◆ GOAL: Take the listing from its first line through the line that contains "(8,520) -- cycle;" and please retype those lines exactly, leaving out the pictures.

◆ MATERIAL PROVIDED:
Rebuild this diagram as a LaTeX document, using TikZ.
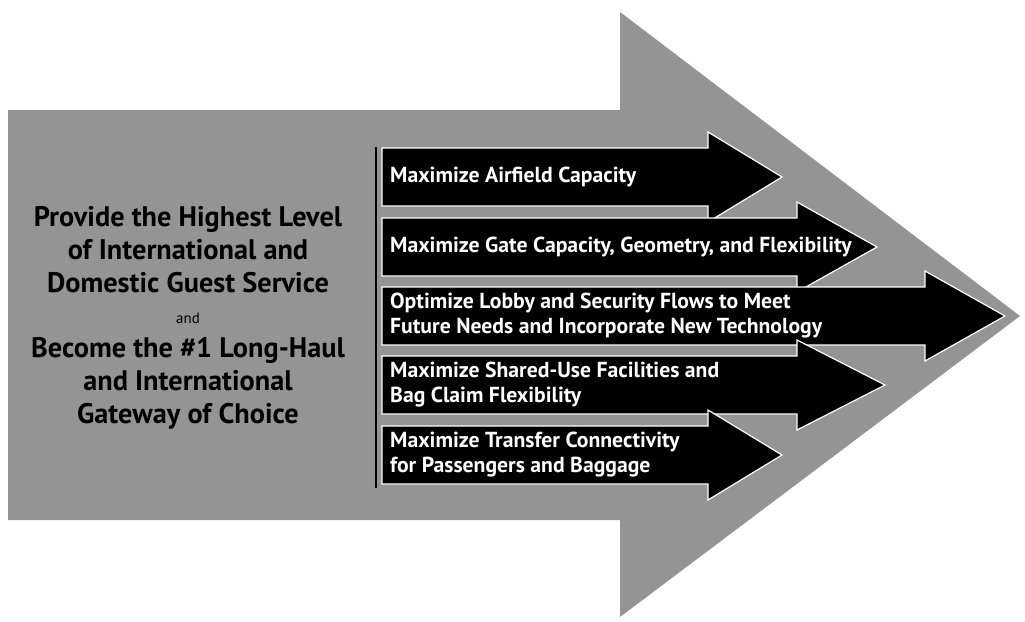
\documentclass[tikz,border=0pt]{standalone}
\usepackage{fontspec}
\setmainfont{PT Sans}
\usetikzlibrary{positioning}

\begin{document}
\begin{tikzpicture}[x=1pt,y=-1pt]
    \useasboundingbox (0,0) rectangle (1025,621);
    \tikzset{goalbox/.style={fill=black,draw=white,line width=1.2pt,line join=miter}}

    % big grey arrow
    \fill[black!42] (8,110) -- (620,110) -- (620,12) -- (1020,316) -- (620,617) -- (620,520) -- (8,520) -- cycle;

    % left text
    \begin{scope}[every node/.style={text=black,align=center,inner sep=0pt}]
        \node[font=\fontsize{15}{18}\selectfont] (and) at (188,318) {and};
        \node[font=\bfseries\fontsize{28.3}{33}\selectfont,above=19pt of and] (goal_a) {Provide the Highest Level\\of International and\\Domestic Guest Service};
        \node[font=\bfseries\fontsize{28.3}{33}\selectfont,below=14pt of and] (goal_b) {Become the \#1 Long-Haul\\and International\\Gateway of Choice};
    \end{scope}

    % divider
    \coordinate (rule_top) at (376,147);
    \coordinate (rule_bot) at (376,488);
    \draw[line width=2.5pt] (rule_top) -- (rule_bot);

    % black arrows
    \begin{scope}[every node/.style={text=white,anchor=west,align=left,inner sep=0pt,font=\bfseries\fontsize{21.7}{25}\selectfont}]
        \foreach \i/\y/\b/\t/\txt in {
            1/177/708/782/{Maximize Airfield Capacity},
            2/247/797/877/{Maximize Gate Capacity, Geometry, and Flexibility},
            3/316/925/1005/{Optimize Lobby and Security Flows to Meet\\Future Needs and Incorporate New Technology},
            4/385/797/885/{Maximize Shared-Use Facilities and\\Bag Claim Flexibility},
            5/455/708/782/{Maximize Transfer Connectivity\\for Passengers and Baggage}} {
            \draw[goalbox] (382,\y-29) -- (\b,\y-29) -- (\b,\y-45) -- (\t,\y) -- (\b,\y+45) -- (\b,\y+29) -- (382,\y+29) -- cycle;
            \node (obj_\i) at (390,\y) {\txt};
        }
    \end{scope}
\end{tikzpicture}
\end{document}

◆ FINISHED TASK:
Rebuild this diagram as a LaTeX document, using TikZ.
\documentclass[tikz,border=0pt]{standalone}
\usepackage{fontspec}
\setmainfont{PT Sans}
\usetikzlibrary{positioning}

\begin{document}
\begin{tikzpicture}[x=1pt,y=-1pt]
    \useasboundingbox (0,0) rectangle (1025,621);
    \tikzset{goalbox/.style={fill=black,draw=white,line width=1.2pt,line join=miter}}

    % big grey arrow
    \fill[black!42] (8,110) -- (620,110) -- (620,12) -- (1020,316) -- (620,617) -- (620,520) -- (8,520) -- cycle;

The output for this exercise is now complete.